Уехал. Не обещал вернуться
Слишком выделялся. Он не вернулся умирать на Васильевский остров, как обещал в одном из самых знаменитых стихотворений, но остался русским поэтом, даже сменив языковую среду. Для прозаика (скажем, Владимира Набокова) подобный путь — крайне труден, для поэта — почти невозможен.
У Бродского получилось. Он не замолчал, не стал политиканом, не ударился в дешевое проповедничество и морализаторство — преподавал и писал. Главный ответ он дал сам, ключевой метод самосохранения (об этом термине придется поговорить подробнее) описал просто и ясно: «Всячески избегайте приписывать себе статус жертвы. Каким бы отвратительным ни было ваше положение, старайтесь не винить в этом внешние силы: историю, государство, начальство, расу, родителей, фазу Луны, детство, несвоевременную высадку на горшок и т.д. В момент, когда вы возлагаете вину на что-то, вы подрываете собственную решимость что-нибудь изменить».

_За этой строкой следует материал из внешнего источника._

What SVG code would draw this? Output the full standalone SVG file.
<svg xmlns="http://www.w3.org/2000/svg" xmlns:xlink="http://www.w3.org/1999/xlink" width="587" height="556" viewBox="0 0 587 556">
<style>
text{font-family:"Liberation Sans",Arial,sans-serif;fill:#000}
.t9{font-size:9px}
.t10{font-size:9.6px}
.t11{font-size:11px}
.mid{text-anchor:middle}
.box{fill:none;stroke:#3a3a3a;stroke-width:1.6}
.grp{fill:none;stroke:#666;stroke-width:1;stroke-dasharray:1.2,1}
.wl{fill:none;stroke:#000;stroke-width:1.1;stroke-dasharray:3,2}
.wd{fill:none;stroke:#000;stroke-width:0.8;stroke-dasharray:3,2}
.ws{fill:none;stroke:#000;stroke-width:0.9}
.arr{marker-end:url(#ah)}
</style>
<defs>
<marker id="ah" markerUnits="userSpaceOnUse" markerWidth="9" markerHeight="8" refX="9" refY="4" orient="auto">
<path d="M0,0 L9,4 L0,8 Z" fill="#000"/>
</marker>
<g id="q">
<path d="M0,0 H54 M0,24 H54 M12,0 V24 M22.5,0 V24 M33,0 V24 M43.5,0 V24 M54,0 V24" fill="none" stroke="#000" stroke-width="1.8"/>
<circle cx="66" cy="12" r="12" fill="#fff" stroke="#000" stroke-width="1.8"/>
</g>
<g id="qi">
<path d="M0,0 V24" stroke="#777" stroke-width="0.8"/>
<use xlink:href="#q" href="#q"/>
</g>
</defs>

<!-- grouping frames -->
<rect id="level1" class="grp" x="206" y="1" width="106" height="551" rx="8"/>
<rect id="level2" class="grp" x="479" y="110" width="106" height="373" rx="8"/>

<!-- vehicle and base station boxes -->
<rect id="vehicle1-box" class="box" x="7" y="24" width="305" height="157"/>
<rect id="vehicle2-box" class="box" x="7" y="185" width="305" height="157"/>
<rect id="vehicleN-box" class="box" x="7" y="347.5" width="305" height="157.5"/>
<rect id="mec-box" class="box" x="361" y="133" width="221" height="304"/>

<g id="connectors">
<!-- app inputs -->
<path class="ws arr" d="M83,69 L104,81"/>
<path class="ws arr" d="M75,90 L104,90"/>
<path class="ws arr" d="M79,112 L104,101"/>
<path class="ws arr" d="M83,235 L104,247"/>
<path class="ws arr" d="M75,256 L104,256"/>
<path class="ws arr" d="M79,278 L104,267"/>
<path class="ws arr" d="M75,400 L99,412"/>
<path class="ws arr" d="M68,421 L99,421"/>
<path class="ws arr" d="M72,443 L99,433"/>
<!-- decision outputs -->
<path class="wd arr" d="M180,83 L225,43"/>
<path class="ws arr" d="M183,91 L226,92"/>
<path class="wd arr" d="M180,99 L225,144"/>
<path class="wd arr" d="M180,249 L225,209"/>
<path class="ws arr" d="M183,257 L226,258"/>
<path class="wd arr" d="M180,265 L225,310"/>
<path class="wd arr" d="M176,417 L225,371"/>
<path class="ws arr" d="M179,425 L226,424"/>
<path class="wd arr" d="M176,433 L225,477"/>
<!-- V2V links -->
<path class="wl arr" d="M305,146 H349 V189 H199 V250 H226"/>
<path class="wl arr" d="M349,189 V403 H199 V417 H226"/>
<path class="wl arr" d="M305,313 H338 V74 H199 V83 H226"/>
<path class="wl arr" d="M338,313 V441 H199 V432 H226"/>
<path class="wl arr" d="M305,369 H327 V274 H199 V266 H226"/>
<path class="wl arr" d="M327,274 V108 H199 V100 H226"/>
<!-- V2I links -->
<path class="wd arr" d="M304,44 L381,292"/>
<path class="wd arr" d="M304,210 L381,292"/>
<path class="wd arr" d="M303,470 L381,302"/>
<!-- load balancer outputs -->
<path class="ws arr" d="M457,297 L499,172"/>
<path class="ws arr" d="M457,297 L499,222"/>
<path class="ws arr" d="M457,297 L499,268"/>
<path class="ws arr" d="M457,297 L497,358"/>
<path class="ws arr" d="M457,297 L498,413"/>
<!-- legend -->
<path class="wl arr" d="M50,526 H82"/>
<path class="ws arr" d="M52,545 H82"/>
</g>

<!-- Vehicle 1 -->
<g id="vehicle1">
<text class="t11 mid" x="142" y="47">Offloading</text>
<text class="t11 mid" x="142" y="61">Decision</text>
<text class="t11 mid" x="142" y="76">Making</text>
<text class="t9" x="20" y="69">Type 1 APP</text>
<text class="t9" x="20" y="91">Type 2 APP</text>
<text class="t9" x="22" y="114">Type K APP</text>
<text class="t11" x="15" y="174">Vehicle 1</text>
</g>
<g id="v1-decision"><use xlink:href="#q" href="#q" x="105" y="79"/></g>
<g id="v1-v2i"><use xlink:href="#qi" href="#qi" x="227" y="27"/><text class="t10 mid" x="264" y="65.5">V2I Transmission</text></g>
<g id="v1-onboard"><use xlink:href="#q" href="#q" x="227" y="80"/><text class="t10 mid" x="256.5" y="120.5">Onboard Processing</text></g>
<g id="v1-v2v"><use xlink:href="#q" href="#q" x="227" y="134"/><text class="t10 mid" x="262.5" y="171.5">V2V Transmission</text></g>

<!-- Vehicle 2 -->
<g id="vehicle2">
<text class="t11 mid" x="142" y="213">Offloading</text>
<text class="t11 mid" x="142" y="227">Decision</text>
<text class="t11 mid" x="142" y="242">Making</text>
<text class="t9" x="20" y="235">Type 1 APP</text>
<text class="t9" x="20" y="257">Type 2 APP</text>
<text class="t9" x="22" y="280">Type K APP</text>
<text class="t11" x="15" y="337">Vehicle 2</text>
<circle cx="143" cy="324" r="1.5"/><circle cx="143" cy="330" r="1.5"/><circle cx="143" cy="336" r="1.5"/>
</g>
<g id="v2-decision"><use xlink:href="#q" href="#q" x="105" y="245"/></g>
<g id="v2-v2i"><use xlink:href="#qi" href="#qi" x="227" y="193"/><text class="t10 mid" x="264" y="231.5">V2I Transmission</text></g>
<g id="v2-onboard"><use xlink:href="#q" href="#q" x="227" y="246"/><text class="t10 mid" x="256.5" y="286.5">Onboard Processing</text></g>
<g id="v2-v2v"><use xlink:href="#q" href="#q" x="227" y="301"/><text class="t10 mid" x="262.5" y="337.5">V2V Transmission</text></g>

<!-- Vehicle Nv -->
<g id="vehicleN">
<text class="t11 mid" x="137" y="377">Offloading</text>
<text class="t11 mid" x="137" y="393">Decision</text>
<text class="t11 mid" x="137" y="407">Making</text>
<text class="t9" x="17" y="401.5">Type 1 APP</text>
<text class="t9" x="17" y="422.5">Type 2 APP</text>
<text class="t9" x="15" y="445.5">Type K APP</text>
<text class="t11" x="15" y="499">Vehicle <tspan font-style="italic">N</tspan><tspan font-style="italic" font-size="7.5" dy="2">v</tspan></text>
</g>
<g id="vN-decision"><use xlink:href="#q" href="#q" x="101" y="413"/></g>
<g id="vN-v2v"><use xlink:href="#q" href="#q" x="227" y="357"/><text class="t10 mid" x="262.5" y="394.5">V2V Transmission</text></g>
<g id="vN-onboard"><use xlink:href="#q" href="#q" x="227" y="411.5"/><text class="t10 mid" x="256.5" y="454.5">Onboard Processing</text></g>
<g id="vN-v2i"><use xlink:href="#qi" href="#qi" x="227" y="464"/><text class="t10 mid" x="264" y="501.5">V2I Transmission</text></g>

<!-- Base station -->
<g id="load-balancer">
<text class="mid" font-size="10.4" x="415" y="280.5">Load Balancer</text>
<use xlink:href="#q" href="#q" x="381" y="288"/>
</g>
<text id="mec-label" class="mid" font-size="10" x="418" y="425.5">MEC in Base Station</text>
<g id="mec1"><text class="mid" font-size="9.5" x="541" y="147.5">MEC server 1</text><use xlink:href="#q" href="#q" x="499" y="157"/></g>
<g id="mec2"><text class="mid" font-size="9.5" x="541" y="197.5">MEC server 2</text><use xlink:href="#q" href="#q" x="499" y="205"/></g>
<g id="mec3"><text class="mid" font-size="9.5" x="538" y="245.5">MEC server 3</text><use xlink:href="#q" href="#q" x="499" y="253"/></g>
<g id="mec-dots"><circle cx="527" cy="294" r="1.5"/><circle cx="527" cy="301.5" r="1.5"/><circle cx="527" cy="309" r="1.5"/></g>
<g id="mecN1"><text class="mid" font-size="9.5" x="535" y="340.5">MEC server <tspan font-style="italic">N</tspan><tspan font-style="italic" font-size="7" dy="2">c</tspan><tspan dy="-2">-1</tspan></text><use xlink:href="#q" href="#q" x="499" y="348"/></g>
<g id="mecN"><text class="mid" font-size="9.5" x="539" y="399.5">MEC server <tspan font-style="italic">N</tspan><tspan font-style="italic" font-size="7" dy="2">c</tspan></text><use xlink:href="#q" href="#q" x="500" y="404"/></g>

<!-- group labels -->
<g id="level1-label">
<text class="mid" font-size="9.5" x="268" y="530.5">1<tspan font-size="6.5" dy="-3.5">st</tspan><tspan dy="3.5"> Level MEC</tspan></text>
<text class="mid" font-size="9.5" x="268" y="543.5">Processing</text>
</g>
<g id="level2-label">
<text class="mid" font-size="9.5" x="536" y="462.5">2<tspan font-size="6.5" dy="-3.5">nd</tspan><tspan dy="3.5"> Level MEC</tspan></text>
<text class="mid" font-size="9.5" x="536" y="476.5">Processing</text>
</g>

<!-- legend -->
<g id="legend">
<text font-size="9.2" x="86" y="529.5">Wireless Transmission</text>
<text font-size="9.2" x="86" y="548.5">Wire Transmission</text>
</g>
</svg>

Эти слова — замечательный пример правильной рефлексии. Бродский говорит о том, как сохранил себя — не в обывательском смысле слова (выжил), но в более высоком и полном — остался собой. Ведь не всякий выживший благодаря инстинкту самосохранения — тот же самый человек, что был ранее. Бродского эмиграция не изменила, потому что он не стал жертвой. Он и в СССР был наследником русской поэтической традиции (Державин, Пушкин, Ахматова — достойный список) и за рубежом мыслил себя в этих координатах.

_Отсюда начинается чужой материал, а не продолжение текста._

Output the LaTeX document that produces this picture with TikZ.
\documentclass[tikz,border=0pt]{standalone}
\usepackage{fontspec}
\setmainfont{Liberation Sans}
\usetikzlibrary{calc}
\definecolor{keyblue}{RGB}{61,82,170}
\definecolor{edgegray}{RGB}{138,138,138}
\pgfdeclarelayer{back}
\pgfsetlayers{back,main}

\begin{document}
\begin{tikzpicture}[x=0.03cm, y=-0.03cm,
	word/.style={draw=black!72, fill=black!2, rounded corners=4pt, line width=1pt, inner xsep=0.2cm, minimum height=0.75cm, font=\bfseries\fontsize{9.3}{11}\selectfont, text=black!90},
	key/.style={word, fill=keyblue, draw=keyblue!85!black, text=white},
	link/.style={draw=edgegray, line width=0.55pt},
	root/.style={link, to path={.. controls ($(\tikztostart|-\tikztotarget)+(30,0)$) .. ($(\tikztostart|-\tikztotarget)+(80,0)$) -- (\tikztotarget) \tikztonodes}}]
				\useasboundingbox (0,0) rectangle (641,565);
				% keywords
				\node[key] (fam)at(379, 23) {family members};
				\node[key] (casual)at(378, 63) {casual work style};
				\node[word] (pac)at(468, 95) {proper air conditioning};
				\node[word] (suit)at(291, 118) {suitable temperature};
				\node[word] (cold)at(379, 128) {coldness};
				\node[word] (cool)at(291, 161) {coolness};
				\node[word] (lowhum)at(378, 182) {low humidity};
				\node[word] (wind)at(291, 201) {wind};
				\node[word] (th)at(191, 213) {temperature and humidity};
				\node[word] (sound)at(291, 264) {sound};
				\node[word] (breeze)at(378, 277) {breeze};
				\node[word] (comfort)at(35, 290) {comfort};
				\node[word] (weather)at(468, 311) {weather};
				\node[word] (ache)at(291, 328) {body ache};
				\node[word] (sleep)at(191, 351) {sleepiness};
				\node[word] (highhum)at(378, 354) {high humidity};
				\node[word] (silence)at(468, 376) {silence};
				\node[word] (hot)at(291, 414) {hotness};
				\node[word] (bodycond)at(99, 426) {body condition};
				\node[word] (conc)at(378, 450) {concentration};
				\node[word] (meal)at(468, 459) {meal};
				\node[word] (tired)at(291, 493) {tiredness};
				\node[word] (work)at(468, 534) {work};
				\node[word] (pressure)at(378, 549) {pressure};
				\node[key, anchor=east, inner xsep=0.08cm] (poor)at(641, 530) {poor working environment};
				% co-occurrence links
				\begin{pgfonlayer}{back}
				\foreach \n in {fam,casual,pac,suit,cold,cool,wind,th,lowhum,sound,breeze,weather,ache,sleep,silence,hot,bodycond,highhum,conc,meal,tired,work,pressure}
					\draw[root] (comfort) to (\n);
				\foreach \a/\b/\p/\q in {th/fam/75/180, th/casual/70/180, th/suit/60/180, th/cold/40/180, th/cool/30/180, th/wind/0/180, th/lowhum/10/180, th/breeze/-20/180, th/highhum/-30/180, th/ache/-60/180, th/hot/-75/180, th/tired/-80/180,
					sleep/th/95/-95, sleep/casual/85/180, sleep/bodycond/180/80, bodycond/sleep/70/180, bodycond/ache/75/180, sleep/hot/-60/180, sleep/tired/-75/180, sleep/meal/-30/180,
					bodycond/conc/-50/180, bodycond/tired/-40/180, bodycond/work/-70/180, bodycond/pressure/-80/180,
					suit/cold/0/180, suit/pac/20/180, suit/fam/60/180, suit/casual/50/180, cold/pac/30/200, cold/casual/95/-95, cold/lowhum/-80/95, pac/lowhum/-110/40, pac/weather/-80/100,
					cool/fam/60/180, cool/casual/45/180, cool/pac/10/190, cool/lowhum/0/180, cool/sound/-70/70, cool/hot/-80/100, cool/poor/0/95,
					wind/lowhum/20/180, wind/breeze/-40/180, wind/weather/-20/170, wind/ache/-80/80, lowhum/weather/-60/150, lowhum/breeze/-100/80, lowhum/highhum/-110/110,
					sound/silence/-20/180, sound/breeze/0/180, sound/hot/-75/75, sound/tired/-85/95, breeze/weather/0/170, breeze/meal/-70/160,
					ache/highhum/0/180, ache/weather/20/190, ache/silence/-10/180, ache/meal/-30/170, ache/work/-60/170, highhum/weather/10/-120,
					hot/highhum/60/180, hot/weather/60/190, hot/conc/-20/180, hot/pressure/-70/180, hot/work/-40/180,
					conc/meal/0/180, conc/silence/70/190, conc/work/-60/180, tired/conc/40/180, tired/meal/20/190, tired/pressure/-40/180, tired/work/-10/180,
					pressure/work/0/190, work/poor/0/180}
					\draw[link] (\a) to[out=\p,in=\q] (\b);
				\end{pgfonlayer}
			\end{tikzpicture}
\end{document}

Потому и не вернулся, когда распался Союз. Пришлось бы отыграть роль изгнанника, который требует от Родины положенной любви. Бродский ничего не требовал. К столетию Ахматовой, своего главного учителя, Бродский написал: «Страницу и огонь, зерно и жернова,/ секиры острие и усеченный волос —/ Бог сохраняет все; особенно — слова/ прощенья и любви, как собственный свой голос./ Великая душа, поклон через моря/ за то, что их нашла, — тебе и части тленной,/ что спит в родной земле, тебе благодаря/ обретшей речи дар в глухонемой вселенной».
Обретение дара речи в глухонемой вселенной — это не только об Анне Андреевне. Это — и о самом Бродском.